The Mail had a piece on Friday saying such talks had started. I do hope with sufficient urgency. And one proposal they certainly should consider is yours of using what  in your scenario would be unused parachute payments to secure the finances of the rest of the pyramid. Leagues One and Two are never going to complete, and probably not the Championship either.

 

The potential train-wreck in the EFL is finally getting some coverage in the national media. Some of it contradictory but all in general assessing the situation as potentially dire.

For example I quoted from one source the figure of 800 players being out of contract on June 30, whereas I see Mark Palios, the Tranmere chairman, today puts the figure higher:


‘It looks increasingly unlikely there will be a finish to the {EFL] season. Unless that changes there will be around 1,400 players out of contract at the end of June and very few are likely to find a new employer. In my view most clubs – particularly those in neither a promotion nor relegation battle – will allow contracts to expire regardless.’

Based on the David Conn quote I assumed the Premier League had not yet made an emergency payment to the EFL, but yesterday The Guardian said £125m of solidarity money due at the end of the season had already been handed over.

I don’t know if that includes parachute payments (which of course, go only to at most nine clubs and make up a clear majority of what trickles down). It works out at £1.7m for each of the 71 clubs, which makes me think it does include those hefty parachute payments.

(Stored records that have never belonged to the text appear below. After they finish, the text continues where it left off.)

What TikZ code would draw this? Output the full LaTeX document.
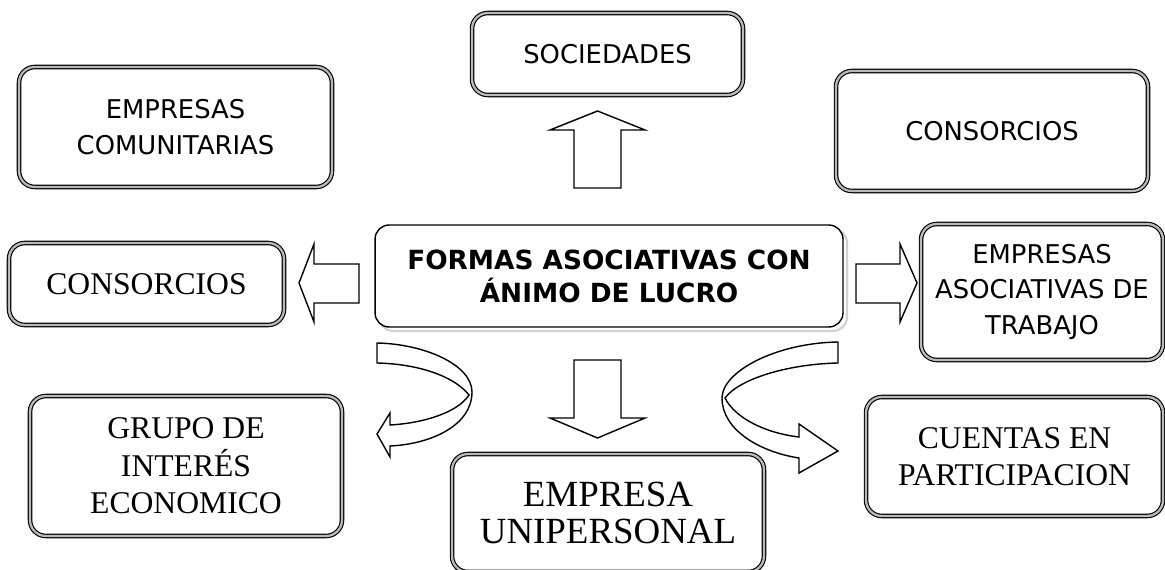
\documentclass[tikz,border=0pt]{standalone}
\usepackage{fontspec}
\setmainfont{Liberation Serif}
\newfontfamily\tahoma{DejaVu Sans}

\tikzset{
  caja/.style={draw, line width=0.65pt, double=gray!55, double distance=1.3pt,
    rounded corners=9pt, align=center, inner sep=0pt, fill=white},
  cajasans/.style={caja, font=\tahoma\fontsize{14.7}{20.4}\selectfont},
  cajaserif/.style={caja, font=\fontsize{18}{21.3}\selectfont},
  flecha/.style={draw, line width=0.8pt, fill=white, line join=miter},
}

\begin{document}
\begin{tikzpicture}[x=0.02cm, y=-0.02cm]
    \useasboundingbox (0,0) rectangle (1165,570);

    % Cajas
    \node[cajasans, minimum width=5.42cm, minimum height=1.64cm] (soc) at (607.5,54) {SOCIEDADES};
    \node[cajasans, minimum width=6.26cm, minimum height=2.4cm] (com) at (175.5,127) {EMPRESAS\\COMUNITARIAS};
    \node[cajasans, minimum width=6.24cm, minimum height=2.4cm] (conA) at (992,131) {CONSORCIOS};
    \node[cajaserif, minimum width=5.5cm, minimum height=1.64cm] (conB) at (146.5,284) {CONSORCIOS};
    \node[cajasans, minimum width=4.84cm, minimum height=2.72cm] (eat) at (1042,292) {EMPRESAS\\ASOCIATIVAS DE\\TRABAJO};
    \node[cajaserif, minimum width=6.24cm, minimum height=2.8cm] (grupo) at (186,466) {GRUPO DE\\INTERÉS\\ECONOMICO};
    \node[caja, font=\fontsize{21}{21.5}\selectfont, minimum width=6.24cm, minimum height=2.36cm] (unip) at (608,513) {EMPRESA\\UNIPERSONAL};
    \node[cajaserif, minimum width=5.94cm, minimum height=2.38cm] (cuentas) at (1014.5,456.5) {CUENTAS EN\\PARTICIPACION};

    % Caja central
    \draw[gray!35, line width=1.2pt, rounded corners=8pt]
      (379,229) rectangle (847,331);
    \node[draw, line width=0.8pt, rounded corners=8pt, fill=white, align=center,
      minimum width=9.36cm, minimum height=2.04cm, inner sep=0pt,
      font=\tahoma\bfseries\fontsize{15}{18.7}\selectfont] (centro) at (609,276)
      {FORMAS ASOCIATIVAS CON\\ÁNIMO DE LUCRO};

    % Flechas rectas
    \draw[flecha] (574,188) -- (574,130) -- (550,130) -- (597.5,111) -- (645,130) -- (621,130) -- (621,188) -- cycle;
    \draw[flecha] (574,360) -- (621,360) -- (621,418) -- (645,418) -- (597.5,438) -- (550,418) -- (574,418) -- cycle;
    \draw[flecha] (359,264) -- (314,264) -- (314,244) -- (299,283) -- (314,322) -- (314,303) -- (359,303) -- cycle;
    \draw[flecha] (856,264) -- (900,264) -- (900,244) -- (917,283) -- (900,322) -- (900,303) -- (856,303) -- cycle;

    % Flechas curvas
    \draw[flecha] (377,343) .. controls (425,344) and (472,365) .. (472,392)
      .. controls (472,425) and (432,444) .. (390,446) -- (390,457) -- (377,434)
      -- (390,413) -- (390,425) .. controls (425,423) and (458,412) .. (469,395)
      .. controls (455,377) and (420,364) .. (377,363) -- cycle;
    \draw[flecha] (838,342) .. controls (775,343) and (722,372) .. (722,398)
      .. controls (722,430) and (760,452) .. (799,458) -- (799,473) -- (838,451)
      -- (799,424) -- (799,437) .. controls (765,433) and (735,418) .. (725,398)
      .. controls (740,378) and (790,364) .. (838,363) -- cycle;
\end{tikzpicture}
\end{document}
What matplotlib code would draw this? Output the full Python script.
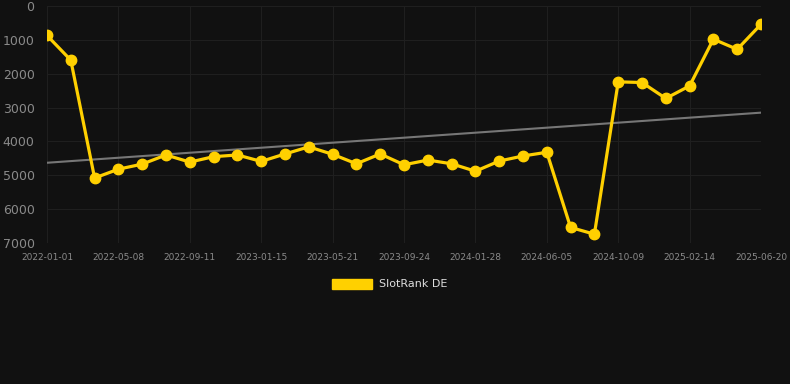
import matplotlib
matplotlib.use("Agg")
import matplotlib.pyplot as plt
import numpy as np
from matplotlib.patches import Patch

tick_labels = ["2022-01-01", "2022-05-08", "2022-09-11", "2023-01-15", "2023-05-21",
               "2023-09-24", "2024-01-28", "2024-06-05", "2024-10-09", "2025-02-14",
               "2025-06-20"]
ranks = [870, 1600, 5080, 4820, 4670, 4400, 4610, 4450, 4400, 4590, 4370,
         4160, 4380, 4660, 4370, 4690, 4550, 4660, 4880, 4580, 4430, 4320,
         6540, 6740, 2240, 2260, 2730, 2360, 980, 1280, 540]
trend_ends = [4630, 3150]
series_name = "SlotRank DE"

bg = "#111111"
fig = plt.figure(figsize=(7.9, 3.84), dpi=100, facecolor=bg)
ax = fig.add_axes([47/790, 1-243/384, (761-47)/790, (243-6)/384], facecolor=bg)

x = np.arange(len(ranks))
ax.plot([x[0], x[-1]], trend_ends, color="#777777", lw=1.5, zorder=2)
ax.plot(x, ranks, color="#FFD000", lw=2.3, marker="o", ms=7.5, zorder=3,
        label=series_name)

ax.set_ylim(7000, 0)
ax.set_xlim(0, len(ranks)-1)
ax.set_yticks(np.arange(0, 7001, 1000))
ax.set_xticks(np.arange(0, len(ranks), 3))
ax.set_xticklabels(tick_labels)
ax.grid(True, color="#1f1f1f", lw=0.8)
for s in ax.spines.values():
    s.set_visible(False)
ax.tick_params(axis="y", colors="#8a8a8a", labelsize=9, length=0, pad=9)
ax.tick_params(axis="x", colors="#8a8a8a", labelsize=6.5, length=0, pad=7)

handle = Patch(facecolor="#FFD000", edgecolor="#FFD000")
fig.legend([handle], [series_name], loc="center", bbox_to_anchor=(390/790, 1-284/384),
           frameon=False, fontsize=8, labelcolor="#dddddd",
           handlelength=3.6, handleheight=1.0, handletextpad=0.6)

fig.savefig("out.png", dpi=100, facecolor=bg)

Either way, that emergency money seems nowhere near enough to save the EFL pyramid even in the short-term.  Darren MacAnthony, owner of Peterborough United estimates  club will need about £1.6m “come August time to pay all the bills that have been deferred” during the shutdown and he would like the EFL to create a relief fund of about £170m to bail out clubs in the Championship, League One and League Two who have short-term cash-flow problems.